В этом сомнительном заведении я провожу свои последние мужские минуты, когда я еще одет как мужчина и имею внешность мужчины. Поскольку я результат генетической ошибки, поскольку мои гены не сумели определиться, надо им помочь и сделать самому окончательный выбор. Бесконечная борьба за право быть женщиной будет мной доведена до конца. Меня не волнует, что придется жить как клоун, другого выхода нет. Пусть я буду раскрашенным клоуном, но у меня останется моя взлетная полоса к звездам, и огни моей рампы, и аплодисменты публики:
— Смотрите, это женщина…
И если мне суждено пройти трудной дорогой проституции, я готов. Я не видел похожих на меня людей нигде, кроме мест, подобных этому бару, на ночных тротуарах Монмартра. Я их не видел ни в учебных заведениях, ни в богатых салонах, ни в кабинетах, ни на заводах. Их нет ни среди продавцов мясных лавок, ни среди контролеров в автобусах, ни среди генералов, ни среди дворников.

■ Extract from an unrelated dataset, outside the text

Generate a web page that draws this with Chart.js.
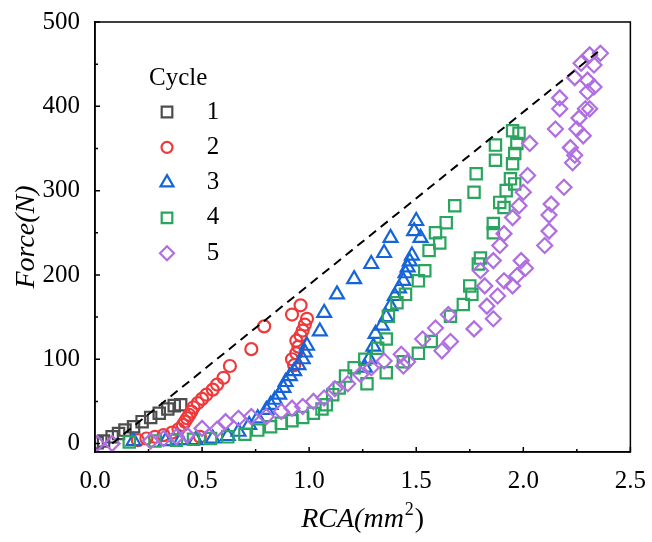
<!DOCTYPE html>
<html>
<head>
<meta charset="utf-8">
<script src="https://cdn.jsdelivr.net/npm/chart.js@4.4.0/dist/chart.umd.min.js"></script>
<style>
  html, body { margin: 0; padding: 0; background: #fff; }
</style>
</head>
<body>
<canvas id="ForceRca" width="652" height="542"></canvas>
<script>
// valores
var ciclos = ['1', '2', '3', '4', '5'];

var rca1 = [0.01, 0.04, 0.08, 0.11, 0.14, 0.18, 0.22, 0.26, 0.30, 0.34, 0.37, 0.40];
var forca1 = [1, 3, 8, 12, 16, 20, 26, 31, 36, 41, 45, 46];

var rca2 = [0.20, 0.24, 0.28, 0.32, 0.36, 0.39, 0.41, 0.42, 0.43, 0.44,
            0.45, 0.46, 0.48, 0.50, 0.52, 0.55, 0.57, 0.60, 0.63, 0.73,
            0.79, 0.93, 0.92, 0.94, 0.95, 0.94, 0.96, 0.97, 0.98, 0.99,
            0.92, 0.96, 0.49];
var forca2 = [4, 6, 8, 10, 13, 17, 22, 26, 30, 34,
              38, 43, 48, 53, 58, 64, 70, 78, 92, 112,
              139, 93, 100, 107, 115, 122, 128, 134, 141, 148,
              153, 164, 8];

var rca3 = [0.18, 0.33, 0.40, 0.47, 0.55, 0.62, 0.67, 0.72, 0.76, 0.80,
            0.82, 0.84, 0.86, 0.88, 0.89, 0.91, 0.93, 0.95, 0.97, 0.98,
            0.99, 1.05, 1.07, 1.13, 1.21, 1.29, 1.35, 1.38, 1.49, 1.50,
            1.52, 1.48, 1.47, 1.46, 1.45, 1.44, 1.42, 1.40, 1.38, 1.36,
            1.34, 1.31, 1.30, 1.28, 1.26];
var forca3 = [3, 3, 4, 4, 6, 9, 14, 22, 30, 40,
              46, 52, 58, 66, 73, 80, 86, 93, 100, 108,
              116, 133, 155, 177, 195, 213, 226, 244, 252, 264,
              244, 223, 216, 209, 202, 193, 184, 175, 163, 150,
              140, 130, 115, 100, 90];

var rca4 = [0.16, 0.28, 0.38, 0.46, 0.54, 0.62, 0.70, 0.76, 0.82, 0.87,
            0.92, 0.97, 1.02, 1.06, 1.08, 1.11, 1.14, 1.17, 1.21, 1.26,
            1.32, 1.36, 1.37, 1.41, 1.45, 1.51, 1.54, 1.56, 1.59, 1.61,
            1.64, 1.68, 1.77, 1.78, 1.87, 1.87, 1.95, 1.98, 1.97, 1.96,
            1.95, 1.94, 1.96, 1.92, 1.89, 1.91, 1.86, 1.86, 1.80, 1.79,
            1.75, 1.76, 1.72, 1.66, 1.57, 1.51, 1.44, 1.36, 1.27];
var forca4 = [2, 3, 4, 5, 6, 8, 11, 16, 20, 24,
              27, 31, 36, 41, 46, 58, 66, 80, 90, 100,
              113, 124, 151, 167, 177, 193, 205, 229, 250, 238,
              262, 282, 298, 320, 336, 354, 371, 368, 356, 344,
              332, 314, 308, 300, 286, 280, 261, 250, 220, 213,
              187, 177, 165, 151, 121, 107, 97, 84, 71];

var rca5 = [0.01, 0.08, 0.26, 0.32, 0.38, 0.43, 0.50, 0.57, 0.61, 0.67,
            0.73, 0.80, 0.87, 0.92, 0.97, 1.02, 1.07, 1.12, 1.18, 1.24,
            1.29, 1.35, 1.43, 1.44, 1.46, 1.53, 1.59, 1.62, 1.66, 1.65,
            1.77, 1.80, 1.82, 1.83, 1.86, 1.86, 1.88, 1.89, 1.91, 1.91,
            1.95, 1.95, 1.97, 1.98, 1.99, 2.00, 2.01, 2.02, 2.03, 2.10,
            2.12, 2.12, 2.13, 2.15, 2.17, 2.17, 2.19, 2.22, 2.23, 2.24,
            2.24, 2.25, 2.26, 2.27, 2.28, 2.29, 2.30, 2.30, 2.31, 2.31,
            2.33, 2.33, 2.36];
var forca5 = [0, 0, 3, 6, 8, 10, 18, 17, 26, 30,
              32, 32, 38, 42, 44, 50, 54, 65, 71, 82,
              90, 98, 106, 92, 97, 124, 137, 110, 121, 153,
              136, 205, 187, 163, 148, 217, 175, 235, 193, 249,
              187, 268, 199, 282, 217, 298, 208, 318, 356, 235,
              252, 271, 284, 373, 397, 410, 304, 351, 333, 342,
              434, 373, 386, 451, 365, 397, 417, 431, 397, 461,
              423, 449, 463];

// linha tracejada
var linhaX = [0.08, 2.36];
var linhaY = [0, 467];

var ticksX = [0, 0.5, 1.0, 1.5, 2.0, 2.5];
var ticksY = [0, 100, 200, 300, 400, 500];

var cores = ['#4d4d4d', '#f0393b', '#1565d8', '#2aa55e', '#b06fe0'];
var formas = ['rect', 'circle', 'triangle', 'rect', 'rectRot'];
var raios = [8, 6, 8, 8, 7.5];

function pares(xs, ys) {
    var out = [];
    for (var i = 0; i < xs.length; i++) out.push({ x: xs[i], y: ys[i] });
    return out;
}

var rcas = [rca1, rca2, rca3, rca4, rca5];
var forcas = [forca1, forca2, forca3, forca4, forca5];

var conjuntos = ciclos.map(function (c, i) {
    return {
        label: c,
        data: pares(rcas[i], forcas[i]),
        pointStyle: formas[i],
        pointRadius: raios[i],
        pointHoverRadius: raios[i],
        pointBorderWidth: 2.2,
        borderColor: cores[i],
        backgroundColor: 'rgba(0,0,0,0)',
        showLine: false,
        order: 5 - i
    };
});

conjuntos.push({
    label: 'linha',
    data: pares(linhaX, linhaY),
    showLine: true,
    borderColor: '#000',
    borderWidth: 2,
    borderDash: [9, 6],
    pointRadius: 0,
    order: 0
});

var fonte = 'Liberation Serif, Times New Roman, serif';

// moldura, ticks para dentro, legenda e titulo do eixo x
var moldura = {
    id: 'moldura',
    afterDraw: function (chart) {
        var ctx = chart.ctx;
        var a = chart.chartArea;
        var sx = chart.scales.x, sy = chart.scales.y;
        ctx.save();
        ctx.strokeStyle = '#000';
        ctx.lineWidth = 1.5;
        ctx.strokeRect(a.left, a.top, a.right - a.left, a.bottom - a.top);

        ctx.beginPath();
        for (var v = 0; v <= 2.5001; v += 0.25) {
            var px = sx.getPixelForValue(v);
            var major = Math.abs(v / 0.5 - Math.round(v / 0.5)) < 0.01;
            ctx.moveTo(px, a.bottom);
            ctx.lineTo(px, a.bottom - (major ? 5 : 3));
        }
        for (var w = 0; w <= 500; w += 50) {
            var py = sy.getPixelForValue(w);
            ctx.moveTo(a.left, py);
            ctx.lineTo(a.left + (w % 100 === 0 ? 5 : 3), py);
        }
        ctx.stroke();

        // legenda
        ctx.fillStyle = '#000';
        ctx.font = '25px ' + fonte;
        ctx.textBaseline = 'middle';
        ctx.textAlign = 'left';
        ctx.fillText('Cycle', 149, 78);
        ctx.textAlign = 'center';
        for (var i = 0; i < ciclos.length; i++) {
            var yy = 112 + i * 35.3;
            ctx.strokeStyle = cores[i];
            ctx.fillStyle = 'rgba(0,0,0,0)';
            ctx.lineWidth = 2.2;
            Chart.helpers.drawPoint(ctx, { pointStyle: formas[i], radius: raios[i] - 0.5, borderWidth: 2.2, rotation: 0 }, 167, yy);
            ctx.fillStyle = '#000';
            ctx.fillText(ciclos[i], 213, yy);
        }

        // titulo x com expoente
        var cx = (a.left + a.right) / 2;
        var base = 527;
        ctx.textBaseline = 'alphabetic';
        ctx.textAlign = 'left';
        ctx.font = 'italic 28px ' + fonte;
        var p1 = 'RCA(mm';
        var w1 = ctx.measureText(p1).width;
        ctx.font = '18px ' + fonte;
        var w2 = ctx.measureText('2').width;
        ctx.font = '28px ' + fonte;
        var w3 = ctx.measureText(')').width;
        var x0 = cx - (w1 + w2 + w3 + 2) / 2;
        ctx.font = 'italic 28px ' + fonte;
        ctx.fillText(p1, x0, base);
        ctx.font = '18px ' + fonte;
        ctx.fillText('2', x0 + w1 + 1, base - 12);
        ctx.font = '28px ' + fonte;
        ctx.fillText(')', x0 + w1 + w2 + 2, base);
        ctx.restore();
    }
};

var grafico = new Chart(document.getElementById('ForceRca').getContext('2d'), {
    type: 'scatter',
    data: { datasets: conjuntos },
    options: {
        responsive: false,
        animation: false,
        layout: { padding: { top: 20, right: 19, left: 0, bottom: 0 } },
        plugins: {
            legend: { display: false },
            tooltip: { enabled: false }
        },
        scales: {
            x: {
                type: 'linear',
                min: 0,
                max: 2.5,
                afterBuildTicks: function (axis) {
                    axis.ticks = ticksX.map(function (v) { return { value: v }; });
                },
                afterFit: function (axis) { axis.height = 90; },
                ticks: {
                    color: '#000',
                    font: { family: fonte, size: 25 },
                    padding: 6,
                    maxRotation: 0,
                    callback: function (v) { return v.toFixed(1); }
                },
                grid: { display: false },
                border: { display: true, color: '#000', width: 1.5 },
                title: { display: false }
            },
            y: {
                type: 'linear',
                min: -10,
                max: 500,
                afterBuildTicks: function (axis) {
                    axis.ticks = ticksY.map(function (v) { return { value: v }; });
                },
                afterFit: function (axis) { axis.width = 95; },
                ticks: {
                    color: '#000',
                    font: { family: fonte, size: 25 },
                    padding: 7
                },
                grid: { display: false },
                border: { display: true, color: '#000', width: 1.5 },
                title: {
                    display: true,
                    text: 'Force(N)',
                    color: '#000',
                    font: { family: fonte, size: 28, style: 'italic' },
                    padding: { top: 10, bottom: 0 }
                }
            }
        }
    },
    plugins: [moldura]
});
</script>
</body>
</html>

Они здесь, «на дне», — сказал бы мой отец. Они парикмахеры или танцовщики — сказала бы моя мама. Я же говорю, что они живут так, как могут, и там, где могут. Они — в маленьких концентрационных лагерях, колючая проволока которых не видна нормальным людям. Им запрещено быть в обществе. Они пленники своего тела. Как я. Но я, я смогу выбрать свое тело.
«Это тебе будет стоить всего сто франков», — сказала мне одна проститутка. Это цена свидания с Каролиной. Цена моей безымянной надежды.
Я заплатил за «служебную» квартиру на третьем этаже в доме на улице Мучеников. Здесь чувствуется временность приходов и уходов, запах ремесла. Но сегодня вечером я бы заплатил любые деньги, только ради того, чтобы увидеть, Я догадался, я почувствовал в этой девушке нечто знакомое. Я не клиент проститутки, и я не тот, кто ждет гомосексуальных наслаждений. Я избранный зритель в театре теней и пришел, чтобы увидеть свою тень. Это обнаженное тело передо мной было телом мужчины, оно еще остается таковым по документам.
Она говорит:
— Очень трудно стать женщиной. Если это то, чего ты хочешь, готовься к жертвам.
Ее грудь Юноны, безусловно, требовала жертв.
— Протезы и гормоны… И это еще не все. Нужна операция. Большая операция. Скоро ты не увидишь это…
«Это» было спрятано в кружевных трусиках. Я смотрю как завороженный, она моя сестра, мой брат по анатомической ошибке. Та же самая тайна. Тот же самый атрофированный, детский член.
Она смотрит на меня, и я смотрю на нее. Мы близнецы, и мы не будем заниматься любовью, мы не можем дотрагиваться и ласкать то, что у нас одинаковое.